A couple of years from now we’ll celebrate the centennial of the start of Prohibition, the great and failed experiment that interrupted and dramatically changed the beverage alcohol industry in the United States. “Celebrate” probably isn’t the right word. We’ll read all about it, of course, but few, if any, will remember it.

People drank during Prohibition, you know. Consuming beer, wine, whiskey, rum, cordials and cocktails was perfectly legal. You just couldn’t make them, import them, distribute them, sell them, or buy them.

In 1920, when this nonsense took effect, the U.S. had some big brewers. Technology had changed the face of business in the 19th century, and by the time of the Civil War the development of rail travel, the telegraph and mechanical refrigeration allowed small and regional companies to grow and expand. Among these were Pabst, Anheuser-Busch, Stroh’s, Yuengling and Coors. The bigger they got, the more competitive the marketplace became. In its research on Prohibition, Ohio State University reports that “After 1890, beer surpassed distilled spirits as the principal source of beverage alcohol in the American market.”

Competition reached dizzying heights when brewers found a sure-fire way to get their products to the willing lips of customers: the tied house. The big beer companies launched, nurtured, cajoled and muscled saloons to carry their beers exclusively. Most complied. Taverns grew in number, and a town could have one for every 200 people. They were not the kinds of places to which you would escort your mother-in-law. “The typical saloon,” says OSU, “was an affront to ‘respectability’ … Saloon keepers tried to entice new customers, including young men, into their establishments. And they engaged in sideline vices in order to make ends meet – gambling, cock fighting, and prostitution.”

Thus, beer had a significant role in what happened next. Temperance movements, which had been making noise since the mid-1800s or earlier, swelled to the point that they could not be dismissed. The Anti-Saloon League and the Women’s Christian Temperance Union, among others, drove the effort to amend the Constitution to prohibit the sale of alcohol.

What, then, was a brewer to do with a factory and an army of laborers who knew pretty much how to do one thing very well? Ah. Never underestimate the depth and breadth of the American entrepreneurial spirit.

Make no mistake: Breweries died by the hundreds. When Prohibition ended in 1933, only a handful remained of the 1,300 that were in business just 13 years earlier. This was as the enemies of strong drink intended. But the brewers who made it through did so by using their wits.

Some went into the dairy business.
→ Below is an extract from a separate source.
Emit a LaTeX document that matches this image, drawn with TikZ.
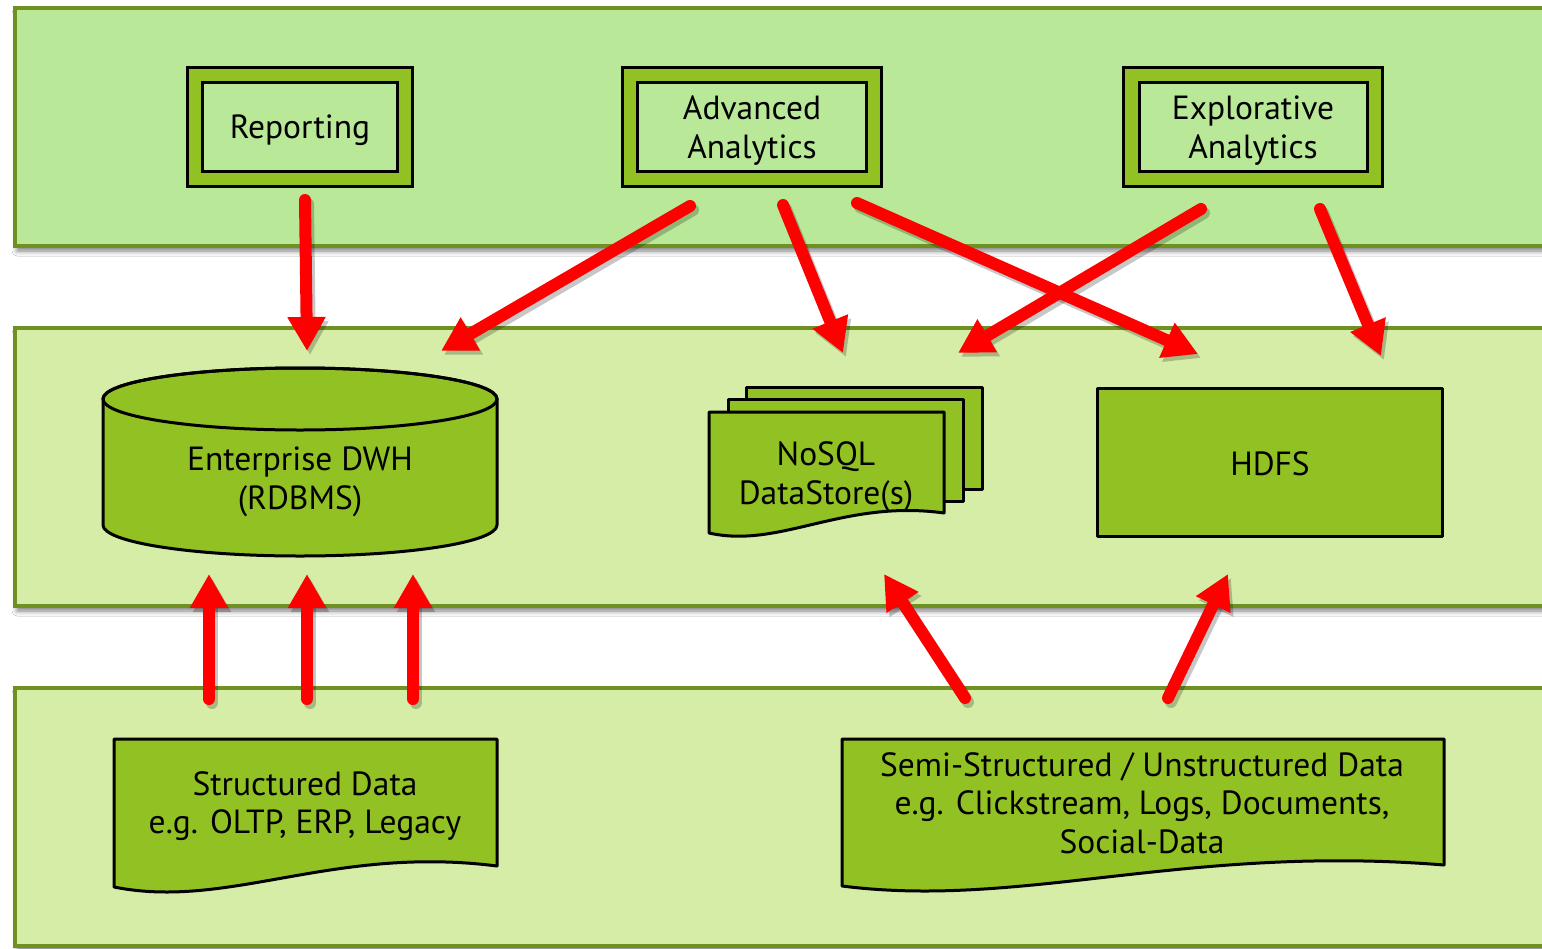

Yuengling and Anheuser-Busch made ice cream. The former was successful enough to continue that line of goods until 1985. Pabst took advantage of its location in a strong dairy state to enter the cheese business. It aged its product, called Pabst-ett, in the brewery’s ice cellars, and at the end of Prohibition sold the business to Kraft. (Fast forward: As the craft beer business boomed over the past 35 years, many start-ups acquired second-hand dairy equipment because of its similarity to that required for brewing.)

Soft drinks were a popular fallback. Schell’s, Pittsburgh Brewing and Saranac – which still produces a line of sodas – survived by making non-alcoholic carbonated drinks, including near-beer, which contained little or no alcohol. A-B’s Pivo (the word for beer in most Eastern European languages) was one of these. Near-beer, by the way, was popular in the black market when jacked up with distilled spirits.

One Prohibition product directly spun off from beer brewing was malt syrup, the extract of barley produced for baking and cooking. A popular product, it’s likely that this was marketed with a smile, because its main use was as the base ingredient for making beer at home.

Smithsonian magazine reported recently that several brewers converted their operations to the production of dyes for fabrics because of the similarity of production, and because of the shortage of imported dyes following World War I. It turns out that several existing dye companies, noting that similarity, used their plants to make liquor on the sly

People say that Prohibition didn’t slow the consumption of alcohol, but it did. Per capita consumption dropped so far that it didn’t reach pre-prohibition levels until the 1970s.